Okkervil River: The Stand Ins

Music Reviews Okkervil River
Okkervil River: The Stand Ins

River’s level continues to rise

The cover of 2007’s The Stage Names featured a hand waving outstretched toward an embroidered, sunburst sky, basking in the glow of celebrity exposure. But the album periscoped into the masks and corroded identities of fame’s situation from its post-cinematic preamble to its tailpiece chantey for poet John Berryman.The Stand Ins‘ cover now dives beneath, revealing the skull-headed hand-owner who (as real film-industry stand ins do) supports the performance without getting to see the lights himself.

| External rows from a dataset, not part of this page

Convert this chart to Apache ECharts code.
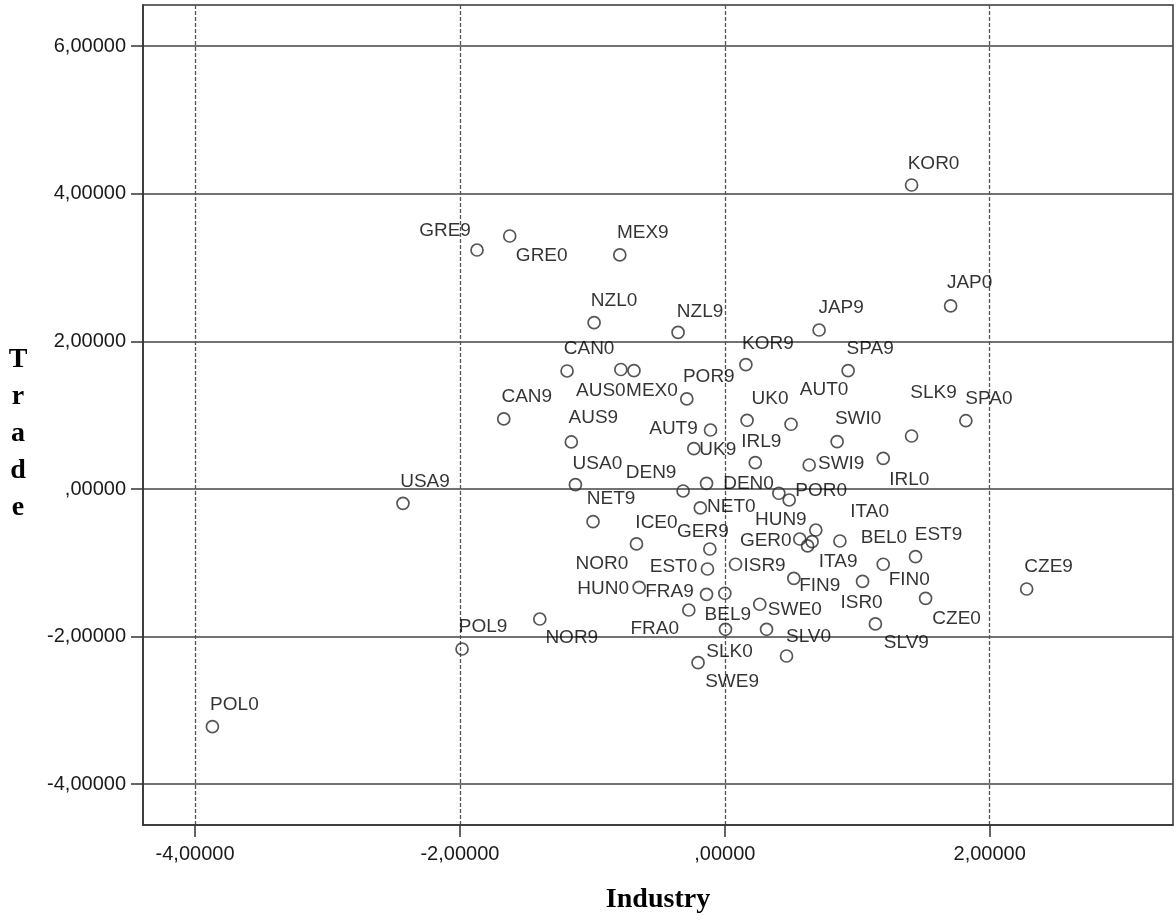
<!DOCTYPE html>
<html>
<head>
<meta charset="utf-8">
<title>Industry vs Trade</title>
<script src="https://cdn.jsdelivr.net/npm/echarts@6/dist/echarts.min.js"></script>
<style>
  html, body { margin: 0; padding: 0; background: #ffffff; }
  #chart { width: 1176px; height: 921px; }
</style>
</head>
<body>
<div id="chart"></div>
<script>
// Country-year cases (0 = 2000, 9 = 1990) and their factor scores
const names = [
  'POL0','POL9','USA9','USA0','CAN9','CAN0','GRE9','GRE0','MEX9','MEX0',
  'NZL0','NZL9','KOR0','KOR9','JAP0','JAP9','AUS0','AUS9','POR9','POR0',
  'SPA9','SPA0','UK0','UK9','AUT0','AUT9','SLK9','SLK0','SWI0','SWI9',
  'IRL9','IRL0','DEN9','DEN0','NOR0','NET0','NET9','ICE0','ICE9','GER9',
  'GER0','EST0','EST9','ISR9','ISR0','HUN0','HUN9','FRA9','FRA0','BEL9',
  'BEL0','SWE0','SWE9','SLV0','SLV9','FIN9','FIN0','CZE0','CZE9','NOR9',
  'ITA9','ITA0'
];
const industry = [
  -3.869, -1.984, -2.430, -1.128, -1.669, -1.191, -1.871, -1.624, -0.793, -0.686,
  -0.987, -0.353,  1.410,  0.159,  1.705,  0.712, -0.785, -1.159, -0.287,  0.486,
   0.931,  1.820,  0.168, -0.234,  0.500, -0.108,  1.410,  0.005,  0.848,  0.637,
   0.230,  1.196, -0.315, -0.138,  0.408, -0.185, -0.995, -0.667,  0.466, -0.113,
   0.566, -0.131,  1.440,  0.081,  1.040, -0.647,  0.687, -0.138, -0.272,  0.000,
   0.869,  0.264, -0.202,  0.315,  1.137,  0.521,  1.196,  1.516,  2.279, -1.397,
   0.659,  0.625
];
const trade = [
  -3.221, -2.168, -0.194,  0.058,  0.949,  1.599,  3.238,  3.428,  3.171,  1.603,
   2.253,  2.121,  4.119,  1.684,  2.480,  2.154,  1.619,  0.637,  1.220, -0.149,
   1.603,  0.925,  0.931,  0.546,  0.877,  0.799,  0.718, -1.901,  0.641,  0.325,
   0.356,  0.416, -0.027,  0.077, -0.058, -0.257, -0.443, -0.745, -2.263, -0.813,
  -0.678, -1.084, -0.917, -1.020, -1.253, -1.332, -0.556, -1.427, -1.640, -1.413,
  -0.705, -1.562, -2.354, -1.901, -1.829, -1.210, -1.020, -1.481, -1.355, -1.762,
  -0.714, -0.772
];
const xTicks = [-4, -2, 0, 2];
const yTicks = [-4, -2, 0, 2, 4, 6];
const unlabeled = ['ICE9'];

// Where each case label sits relative to its marker (pixels, label centre)
const labelOffsets = {
  POL0: [22, -22], POL9: [21, -22], USA9: [22, -22], USA0: [22, -21], CAN9: [23, -22],
  CAN0: [22, -22], GRE9: [-32, -19], GRE0: [32, 20], MEX9: [23, -22], MEX0: [18, 20],
  NZL0: [20, -22], NZL9: [22, -21], KOR0: [22, -21], KOR9: [22, -21], JAP0: [19, -23],
  JAP9: [22, -22], AUS0: [-20, 21], AUS9: [22, -24], POR9: [22, -22], POR0: [32, -9],
  SPA9: [22, -22], SPA0: [23, -22], UK0: [23, -22], UK9: [24, 1], AUT0: [33, -34],
  AUT9: [-37, -1], SLK9: [22, -43], SLK0: [4, 22], SWI0: [21, -23], SWI9: [32, -1],
  IRL9: [6, -21], IRL0: [26, 21], DEN9: [-32, -18], DEN0: [42, 0], NOR0: [-177, 70],
  NET0: [31, -1], NET9: [18, -23], ICE0: [20, -21], GER9: [-7, -17], GER0: [-34, 2],
  EST0: [-34, -2], EST9: [23, -22], ISR9: [29, 2], ISR0: [-1, 21], HUN0: [-36, 1],
  HUN9: [-35, -10], FRA9: [-37, -3], FRA0: [-34, 19], BEL9: [3, 21], BEL0: [44, -3],
  SWE0: [35, 6], SWE9: [34, 19], SLV0: [42, 7], SLV9: [31, 19], FIN9: [26, 7],
  FIN0: [26, 16], CZE0: [31, 20], CZE9: [22, -22], NOR9: [32, 19], ITA9: [26, 20],
  ITA0: [62, -34]
};

// Decimal comma, five places, no leading zero below one
function fmt(v) {
  const s = Math.abs(v).toFixed(5).replace('.', ',');
  return (v < 0 ? '-' : '') + (Math.abs(v) < 1 ? s.slice(1) : s);
}

const points = names.map((n, i) => ({
  name: n,
  value: [industry[i], trade[i]],
  label: unlabeled.includes(n)
    ? { show: false }
    : { show: true, offset: labelOffsets[n] || [22, -22] }
}));

const sans = '"Liberation Sans", Arial, Helvetica, sans-serif';
const serif = '"Liberation Serif", "Times New Roman", serif';

const chart = echarts.init(document.getElementById('chart'), null, { renderer: 'canvas' });
chart.setOption({
  animation: false,
  backgroundColor: '#ffffff',
  grid: {
    left: 143, right: 3, top: 5, bottom: 96,
    show: true, borderColor: '#333', borderWidth: 1.5, backgroundColor: 'transparent'
  },
  xAxis: {
    type: 'value',
    min: -4.393, max: 3.384,
    name: 'Industry',
    nameLocation: 'middle',
    nameGap: 61,
    nameTextStyle: { fontFamily: serif, fontWeight: 'bold', fontSize: 28, color: '#000' },
    axisLine: { show: true, onZero: false, lineStyle: { color: '#333', width: 1.5 } },
    axisTick: { show: true, inside: false, length: 12, customValues: xTicks,
      lineStyle: { color: '#333', width: 1.5 } },
    axisLabel: { customValues: xTicks, formatter: fmt, margin: 19,
      fontFamily: sans, fontSize: 20, color: '#1a1a1a' },
    splitLine: { show: true, lineStyle: { color: '#555', width: 1.3, type: [4, 2] } }
  },
  yAxis: {
    type: 'value',
    min: -4.553, max: 6.558,
    // leading blank line drops the stacked letters a little below centre
    name: '\nT\nr\na\nd\ne',
    nameLocation: 'middle',
    nameRotate: 0,
    nameGap: 125,
    nameTextStyle: { fontFamily: serif, fontWeight: 'bold', fontSize: 28, color: '#000',
      align: 'center', verticalAlign: 'middle', lineHeight: 37 },
    axisLine: { show: true, onZero: false, lineStyle: { color: '#333', width: 1.5 } },
    axisTick: { show: true, inside: false, length: 12, customValues: yTicks,
      lineStyle: { color: '#333', width: 1.5 } },
    axisLabel: { customValues: yTicks, formatter: fmt, margin: 17,
      fontFamily: sans, fontSize: 20, color: '#1a1a1a' },
    splitLine: { show: true, lineStyle: { color: '#444', width: 1.6, type: 'solid' } }
  },
  series: [{
    type: 'scatter',
    symbol: 'circle',
    symbolSize: 12,
    itemStyle: { color: 'rgba(255,255,255,0)', borderColor: '#2a2a2a', borderWidth: 1.7 },
    label: {
      show: true,
      position: 'inside',
      formatter: '{b}',
      fontFamily: sans,
      fontSize: 19,
      color: '#000'
    },
    emphasis: { disabled: true },
    data: points
  }]
});
</script>
</body>
</html>
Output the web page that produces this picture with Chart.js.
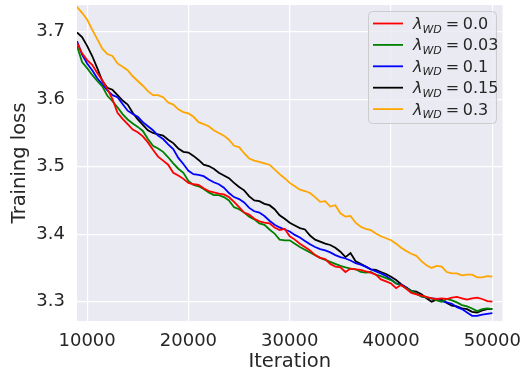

This thorny relationship is conceptualized, schematized, scrutinized and historicized on The Stand Ins through characters like glam-rocker Jobriath and a now-famous actresses’ pining ex-boyfriend. And Okkervil River itself performs here with an organic ease that’s dramatic without reaching for histrionics, continuing to tattoo its rough folkish flesh with Motown horns (“Starry Stairs”), power-pop overdrive (“Pop Lie”) and chugging New Wave bass (“Lost Coastlines”). The inclusion of three orchestral interludes, along with singer Will Sheff’s easing off the words-per-measure count a bit, lend some welcome breathing room to the set.

Although The Stand Ins has been called the sequel to The Stage Names and emerges from the same recording sessions —something Okkervil River also did with Black Sheep Boy Appendix—this album is not just a subsequence. It’s an interlocking, overlapping element that loops back, through and even forward. “Lost Coastlines,” the album’s first proper song, sets its sights on the band’s own struggles. And after Sheff and since-departed Jonathan Meiburg (now focusing on his band Shearwater) wail together “we have lost our way / but nobody`s gonna say it outright,” the track hits, retracts and then comes back twice as strong—an elegy to what’s always being lost, even as an achievement like The Stand Ins is only beginning.